We can import certain modules from any of these packages using dot notation. For example to import module_1 from the above package, we could use either of the following code snippets
import dairy_processing.calculations.density
or
from dairy_processing.calculations import density
Note: We can also import specific functions as shown in the python modules section.
Packaging flow
Publishing a package requires a flow from the author’s source code to an end user’s Python environment. The steps to achieve this are:
-
Have a source tree containing the package. This is typically a checkout from a version control system (VCS).
-
Prepare a configuration file describing the package metadata (name, version and so forth) and how to create the build artifacts. For most packages, this will be a pyproject.toml file, maintained manually in the source tree.
-
Create build artifacts to be sent to the package distribution service (usually PyPI); these will normally be a source distribution (“sdist”) and one or more built distributions (“wheels”). These are made by a build tool using the configuration file from the previous step. Often there is just one generic wheel for a pure Python package.
-
Upload the build artifacts to the package distribution service.
At that point, the package is present on the package distribution service. To use the package, end users must:
-
Download one of the package’s build artifacts from the package distribution service.
-
Install it in their Python environment, usually in its site-packages directory. This step may involve a build/compile step which, if needed, must be described by the package metadata.
These last 2 steps are typically performed by pip when an end user runs pip install.
Pyenv and Poetry to the rescue
Poetry is a package which helps manage python packaging and dependency management. Pyenv allows you to manage multiple python versions on your computer. Installation of these tools is out of the scope of this guide.

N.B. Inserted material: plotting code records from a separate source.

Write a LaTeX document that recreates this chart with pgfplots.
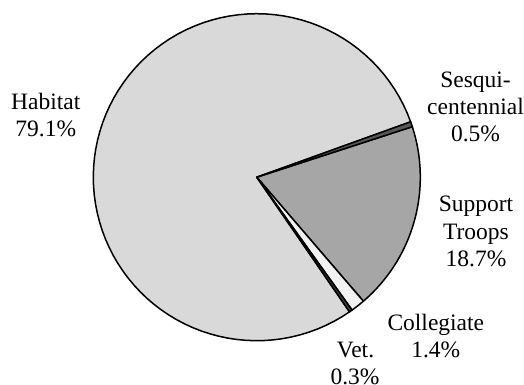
\documentclass[border=0pt]{standalone}
\usepackage{pgfplots}
\pgfplotsset{compat=1.18}
\usepackage{fontspec}
\setmainfont{Liberation Serif}
\definecolor{cHab}{HTML}{D9D9D9}
\definecolor{cSes}{HTML}{595959}
\definecolor{cSup}{HTML}{A6A6A6}
\definecolor{cCol}{HTML}{F2F2F2}
\definecolor{cVet}{HTML}{404040}
% shares (percent), clockwise from start angle
\def\startang{19.8}
\def\sSes{0.5}
\def\sSup{18.7}
\def\sCol{1.4}
\def\sVet{0.3}
\def\sHab{79.1}
\pgfmathsetmacro\aA{\startang}
\pgfmathsetmacro\aB{\aA-3.6*\sSes}
\pgfmathsetmacro\aC{\aB-3.6*\sSup}
\pgfmathsetmacro\aD{\aC-3.6*\sCol}
\pgfmathsetmacro\aE{\aD-3.6*\sVet}
\pgfmathsetmacro\aF{\aE-3.6*\sHab}
\def\cx{256.8}
\def\cy{206.8}
\def\rr{163.5}
\begin{document}
\fontsize{23.5}{27}\selectfont
\begin{tikzpicture}
\useasboundingbox (0,0) rectangle (524pt,384pt);
\begin{axis}[
  at={(0,0)}, anchor=south west,
  width=524pt, height=384pt, scale only axis,
  xmin=0, xmax=524, ymin=0, ymax=384,
  hide axis, clip=false,
  every axis plot/.append style={draw=black, line width=1.5pt, line join=round, samples=90},
]
\addplot[fill=cHab, domain=\aF:\aE] ({\cx+\rr*cos(x)},{\cy+\rr*sin(x)}) -- (axis cs:\cx,\cy) -- cycle;
\addplot[fill=cSup, domain=\aC:\aB] ({\cx+\rr*cos(x)},{\cy+\rr*sin(x)}) -- (axis cs:\cx,\cy) -- cycle;
\addplot[fill=cCol, domain=\aD:\aC, samples=10] ({\cx+\rr*cos(x)},{\cy+\rr*sin(x)}) -- (axis cs:\cx,\cy) -- cycle;
\addplot[fill=cVet, domain=\aE:\aD, samples=5] ({\cx+\rr*cos(x)},{\cy+\rr*sin(x)}) -- (axis cs:\cx,\cy) -- cycle;
\addplot[fill=cSes, domain=\aB:\aA, samples=5] ({\cx+\rr*cos(x)},{\cy+\rr*sin(x)}) -- (axis cs:\cx,\cy) -- cycle;

\node[anchor=base] at (axis cs:45.8,274.7) {Habitat};
\node[anchor=base] at (axis cs:45.8,248) {79.1\%};
\node[anchor=base] at (axis cs:475.5,296.5) {Sesqui-};
\node[anchor=base] at (axis cs:475.5,269.5) {centennial};
\node[anchor=base] at (axis cs:475.5,242.5) {0.5\%};
\node[anchor=base] at (axis cs:476,172.3) {Support};
\node[anchor=base] at (axis cs:476,144.7) {Troops};
\node[anchor=base] at (axis cs:476,117.3) {18.7\%};
\node[anchor=base] at (axis cs:435.8,54) {Collegiate};
\node[anchor=base] at (axis cs:435.8,26.7) {1.4\%};
\node[anchor=base] at (axis cs:355.5,26.7) {Vet.};
\node[anchor=base] at (axis cs:355,-0.3) {0.3\%};
\end{axis}
\end{tikzpicture}
\end{document}
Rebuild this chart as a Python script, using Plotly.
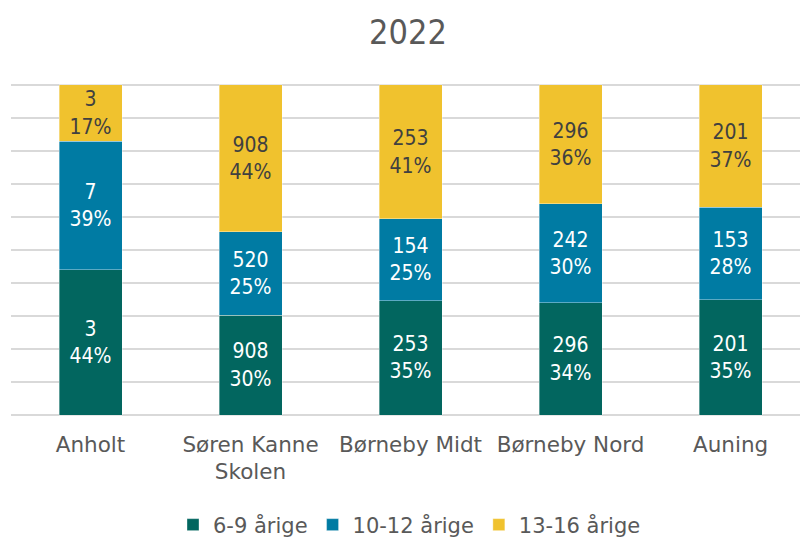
import plotly.graph_objects as go

categories = ["Anholt", "Søren Kanne<br>Skolen", "Børneby Midt", "Børneby Nord", "Auning"]
series_names = ["6-9 årige", "10-12 årige", "13-16 årige"]
counts_6_9 = [3, 908, 253, 296, 201]
counts_10_12 = [7, 520, 154, 242, 153]
counts_13_16 = [3, 908, 253, 296, 201]
pct_6_9 = [44, 30, 35, 34, 35]
pct_10_12 = [39, 25, 25, 30, 28]
pct_13_16 = [17, 44, 41, 36, 37]

colors = ["#02665F", "#007BA3", "#F0C22E"]
text_colors = ["#FFFFFF", "#FFFFFF", "#404040"]
FONT = "DejaVu Sans"
NUMFONT = "DejaVu Sans Condensed, DejaVu Sans"

W, H = 800, 529

fig = go.Figure()
for name, cnt, pct, col, tcol in zip(
    series_names,
    [counts_6_9, counts_10_12, counts_13_16],
    [pct_6_9, pct_10_12, pct_13_16],
    colors, text_colors,
):
    fig.add_trace(go.Bar(
        name=name,
        x=list(range(len(categories))),
        y=pct,
        text=[f"{c}<br>{p}%" for c, p in zip(cnt, pct)],
        textposition="inside",
        insidetextanchor="middle",
        textangle=0,
        constraintext="none",
        textfont=dict(family=NUMFONT, size=21, color=tcol),
        marker=dict(color=col, line=dict(color="rgba(255,255,255,0.45)", width=0.8)),
        hoverinfo="skip",
    ))

fig.update_layout(
    width=W, height=H,
    barmode="stack",
    barnorm="percent",
    bargap=0.606,
    paper_bgcolor="white",
    plot_bgcolor="white",
    margin=dict(l=3, r=0, t=75, b=120, autoexpand=False),
    title=dict(text="2022", x=0.5, xanchor="center", y=1 - 24 / H, yanchor="middle",
               font=dict(family=NUMFONT, size=34, color="#595959")),
    xaxis=dict(
        tickmode="array",
        tickvals=list(range(len(categories))),
        ticktext=categories,
        range=[-0.497, 4.484],
        showgrid=False, zeroline=False, showline=False,
        ticks="", ticklabelstandoff=12, automargin=False,
        tickfont=dict(family=FONT, size=21.5, color="#595959"),
    ),
    yaxis=dict(
        range=[-0.6, 100.6],
        tickmode="linear", tick0=0, dtick=10,
        showticklabels=False,
        showgrid=True, gridcolor="#D9D9D9", gridwidth=1.5,
        zeroline=False, showline=False, ticks="", automargin=False,
    ),
    legend=dict(
        orientation="h", x=0.5, xanchor="center",
        yref="container", y=1 - 517 / H, yanchor="middle",
        traceorder="normal",
        font=dict(family=FONT, size=21, color="#595959"),
        itemclick=False, itemdoubleclick=False,
    ),
    showlegend=True,
)

fig.write_html("out.html")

First we want to ensure our package is using the correct python version, this can be done by running pyenv local 3.10.5
from within the root directory (note: multiple versions can be selected using pyenv local 3.8.13 3.9.13 3.10.5
which would be required to run tox locally). Next we want to init a poetry project, which can be done using poetry init
. Don’t worry about specifiying dependencies interactively as these can be added easily later, it’s important that the name is same as the name of the root package.

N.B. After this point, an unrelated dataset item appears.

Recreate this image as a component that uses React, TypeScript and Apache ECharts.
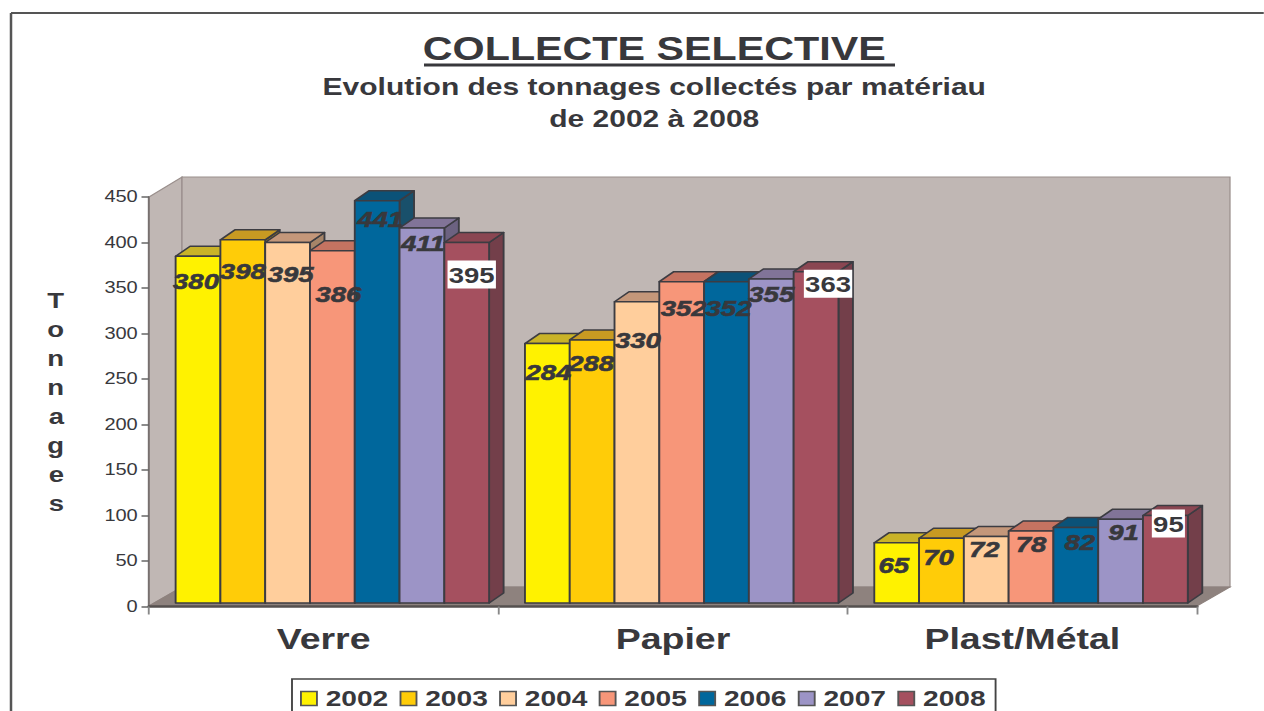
import React, { useEffect, useRef } from "react";
import * as echarts from "echarts";

const titleText = "COLLECTE SELECTIVE";
const subtitleText = "Evolution des tonnages collectés par matériau\nde 2002 à 2008";
const yAxisName = "T\no\nn\nn\na\ng\ne\ns";
const categories = ["Verre", "Papier", "Plast/Métal"];
const years = ["2002", "2003", "2004", "2005", "2006", "2007", "2008"];

const v2002 = [380, 284, 65];
const v2003 = [398, 288, 70];
const v2004 = [395, 330, 72];
const v2005 = [386, 352, 78];
const v2006 = [441, 352, 82];
const v2007 = [411, 355, 91];
const v2008 = [395, 363, 95];
const values = [v2002, v2003, v2004, v2005, v2006, v2007, v2008];

const frontColors = ["#FFF200", "#FFCC08", "#FFCE9C", "#F79679", "#00679C", "#9C94C6", "#A5505F"];
const topColors = ["#C9B328", "#C89A22", "#C4977A", "#C57361", "#0B5278", "#817498", "#8A4652"];
const sideColors = ["#A89A20", "#A8821C", "#A68468", "#A66050", "#19506B", "#6C6281", "#733F4A"];

// Layout only: where each value label sits relative to its bar (px, per year then category).
const labelDrop = [
  [25, 28, 22],
  [31, 23, 19],
  [31, 38, 13],
  [43, 26, 13],
  [18, 26, 15],
  [15, 15, 13],
  [32, 12, 8],
];
const labelShift = [
  [-2, 1, -3],
  [0, -1, -3],
  [3, 1, -2],
  [6, 2, 0],
  [3, 2, 4],
  [1, 0, 3],
  [5, 12, 3],
];

// The reference is a picture stretched sideways: the whole chart is drawn narrower and widened.
const K = 1.25;
const X = (px: number) => px / K;
const FONT = "'Liberation Sans', Arial, sans-serif";
const INK = "#38383C";

const wall = "#C0B7B4";
const wallEdge = "#9A8F8C";
const floor = "#8E827E";

const polygon = (pts: number[][], fill: string, stroke: string, lineWidth = 1) => ({
  type: "polygon",
  z: 0,
  silent: true,
  shape: { points: pts.map(([x, y]) => [X(x), y]) },
  style: { fill, stroke, lineWidth },
});
const line = (x1: number, y1: number, x2: number, y2: number, stroke: string, lineWidth: number) => ({
  type: "line",
  z: 0,
  silent: true,
  shape: { x1: X(x1), y1, x2: X(x2), y2 },
  style: { stroke, lineWidth },
});

const makeBars = (yearIdx: number) => (_params: any, api: any) => {
  const cat = api.value(0);
  const val = api.value(1);
  const top = api.coord([cat, val]);
  const base = api.coord([cat, 0]);
  const band = api.size([1, 0])[0];
  const w = band * 0.1282;
  const depthX = X(14.5);
  const depthY = 10;
  const left = top[0] + X(8.7) + (yearIdx - 3.5) * w;
  const right = left + w;
  const y1 = base[1] - 3.5;
  const y0 = top[1] - 4.5;
  const stroke = "#3C3C42";
  const common = (fill: string) => ({
    fill,
    stroke,
    lineWidth: 1.5,
    lineJoin: "round",
  });
  const isLast = yearIdx === years.length - 1;
  return {
    type: "group",
    children: [
      {
        type: "polygon",
        z2: yearIdx,
        shape: { points: [[right, y1], [right + depthX, y1 - depthY], [right + depthX, y0 - depthY], [right, y0]] },
        style: common(sideColors[yearIdx]),
      },
      {
        type: "polygon",
        z2: yearIdx,
        shape: { points: [[left, y0], [left + depthX, y0 - depthY], [right + depthX, y0 - depthY], [right, y0]] },
        style: common(topColors[yearIdx]),
      },
      {
        type: "rect",
        z2: yearIdx,
        shape: { x: left, y: y0, width: w, height: y1 - y0 },
        style: common(frontColors[yearIdx]),
      },
      {
        type: "text",
        z2: 100,
        x: left + w / 2 + X(labelShift[yearIdx][cat]),
        y: y0 + labelDrop[yearIdx][cat],
        style: {
          text: String(val),
          fill: INK,
          stroke: isLast ? undefined : INK,
          lineWidth: isLast ? 0 : 0.6,
          align: "center",
          verticalAlign: "middle",
          fontFamily: FONT,
          fontWeight: "bold",
          fontStyle: isLast ? "normal" : "italic",
          fontSize: 22,
          backgroundColor: isLast ? "#FFFFFF" : undefined,
          padding: isLast ? [3, 1, 3, 1] : 0,
        },
      },
    ],
  };
};

export default function App() {
  const ref = useRef<HTMLDivElement>(null);
  useEffect(() => {
    if (!ref.current) return;
    const chart = echarts.init(ref.current, undefined, { renderer: "svg" });
    chart.setOption({
      animation: false,
      backgroundColor: "#FFFFFF",
      title: {
        text: titleText,
        subtext: subtitleText,
        left: X(648),
        top: 27,
        textAlign: "center",
        itemGap: 6,
        textStyle: { fontFamily: FONT, fontWeight: "bold", fontSize: 33, color: INK },
        subtextStyle: { fontFamily: FONT, fontWeight: "bold", fontSize: 24, lineHeight: 32, color: INK, align: "center" },
      },
      legend: {
        data: years,
        left: X(292),
        top: 679,
        icon: "rect",
        itemWidth: X(16),
        itemHeight: 14,
        itemGap: X(11.3),
        padding: [8, X(10), 12, X(8)],
        borderColor: "#444",
        borderWidth: 1.5,
        backgroundColor: "#FFFFFF",
        selectedMode: false,
        itemStyle: { borderColor: "#555", borderWidth: 1.5 },
        textStyle: { fontFamily: FONT, fontWeight: "bold", fontSize: 22.5, color: INK, padding: [0, 0, 0, 2] },
      },
      grid: { left: X(149), width: X(1048), top: 197, height: 409.5 },
      xAxis: {
        type: "category",
        data: categories,
        z: 1,
        axisLine: { lineStyle: { color: "#55504F", width: 2.5 } },
        axisTick: { show: true, alignWithLabel: false, length: 8, lineStyle: { color: "#888", width: 1.5 } },
        axisLabel: { fontFamily: FONT, fontWeight: "bold", fontSize: 30, color: INK, margin: 17 },
      },
      yAxis: {
        type: "value",
        min: 0,
        max: 450,
        interval: 50,
        z: 1,
        name: yAxisName,
        nameLocation: "middle",
        nameGap: X(85),
        nameRotate: 0,
        nameTextStyle: { fontFamily: FONT, fontWeight: "bold", fontSize: 22, lineHeight: 29, color: INK, padding: [6, 0, 0, 0] },
        splitLine: { show: false },
        axisLine: { show: true, lineStyle: { color: "#77706F", width: 1.5 } },
        axisTick: { show: true, length: 6, lineStyle: { color: "#666", width: 1.5 } },
        axisLabel: { fontFamily: FONT, fontSize: 16, color: INK, margin: 9, padding: [2, 0, 0, 0] },
      },
      graphic: [
        line(11, 13, 1264, 13, "#555", 2),
        line(11, 13, 11, 711, "#555", 2),
        line(424, 65, 895, 65, INK, 3),
        polygon([[149, 197], [182, 177], [182, 587], [149, 606]], wall, wallEdge),
        polygon([[182, 177], [1230, 177], [1230, 587], [182, 587]], wall, wallEdge),
        polygon([[149, 606], [182, 587], [1230, 587], [1197, 606]], floor, floor),
      ],
      series: years.map((year, i) => ({
        type: "custom",
        name: year,
        coordinateSystem: "cartesian2d",
        itemStyle: { color: frontColors[i] },
        encode: { x: 0, y: 1 },
        data: values[i].map((v, c) => [c, v]),
        renderItem: makeBars(i),
        clip: false,
      })),
    });
    return () => chart.dispose();
  }, []);
  return (
    <div
      ref={ref}
      style={{
        position: "absolute",
        left: 0,
        top: 0,
        width: 1264 / K,
        height: 711,
        transform: `scaleX(${K})`,
        transformOrigin: "left top",
      }}
    />
  );
}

If you check the pyproject.toml
file you should have something similar to below.
[tool.poetry]
name = "rootpackage"
version = "0.0.0"
description = "test package"
authors = ["Your Name (your.name@email.com)"]
[tool.poetry.dependencies]
python = "^3.10"
[tool.poetry.dev-dependencies]
[build-system]
requires = ["poetry-core>=1.0.0"]
build-backend = "poetry.core.masonry.api"
You need to ensure that your existing package is in a subfolder ./rootpackage
or ./src/rootpackage
and that there is a __init__.py
file present. If your package needs dependencies, these can be added with poetry add {depa} {depb}
, development dependencies can be added using the -D flag poetry add -D pytest
.
You can install the package and dependencies locally using poetry install
, you can build the package using poetry build
and you can publish the package using poetry publish
.
Library inconsistency..
In theory we can use pyproject.toml
to define all our project metadata and configuration for different tooling, however reality is a little more complicated. Some tools fully support pyproject.toml
, some have partial support and some don’t support it at all. In practice this means you may have some files like tox.ini
and setup.cfg
to contain certain configurations.
flake8
Flake8 is one the current python packages which chooses to ignore the pyproject.toml
file, meaning that the easiest way to setup the configuration is to add code snippet to one of either setup.cfg
, tox.ini
or .flake8
[flake8]
max-line-length = 88
extend-ignore = E203
per-file-ignores = __init__.py:F401
pytest
pytest is a library which has implemented a bridge to the existing .ini
configuration from version 6.0, in future they will fully utilize the rich TOML format and as such have reserved [tool.pytest]
for this future use.
# pyproject.toml
[tool.pytest.ini_options]
minversion = "6.0"
addopts = "-ra -q"
testpaths = [
"tests",
"integration",
]
tox
Tox has partial support for pyproject.toml
by offering to inline existing ini-style fomat under the tool.tox.legacy_tox_ini
key as a multi-line string. An example of this is shown below.
[tool.tox]
legacy_tox_ini = """
[tox]
envlist = py27,py36
[testenv]
deps = pytest >= 3.0.0, <4
commands = pytest
"""
Typically it is easier to avoid this and use the tox.ini
, tox are targetting full toml support with their new release.
Summary
Python has moved away from setup.py and setup.cfg to the new pyproject.toml file, most tools support pyproject.toml
in some form, however don’t expect them all to be perfect, and there are some who just don’t support it yet. It is now easier than ever to setup a new package, but there is a lot of conflicting documentation due to this migration.
Poetry is a powerful tool to assist with managing packaging, and we didn’t even scratch the surface here. In a future post I will walk through how this is actually setup and used in a DevOps pipeline along with all the common tooling (pypi, flake8, sphinx, coverage, pytest). There are also alternatives like hatch worth investigation, and also now more than ever, it is worth considering whether these tools are even required.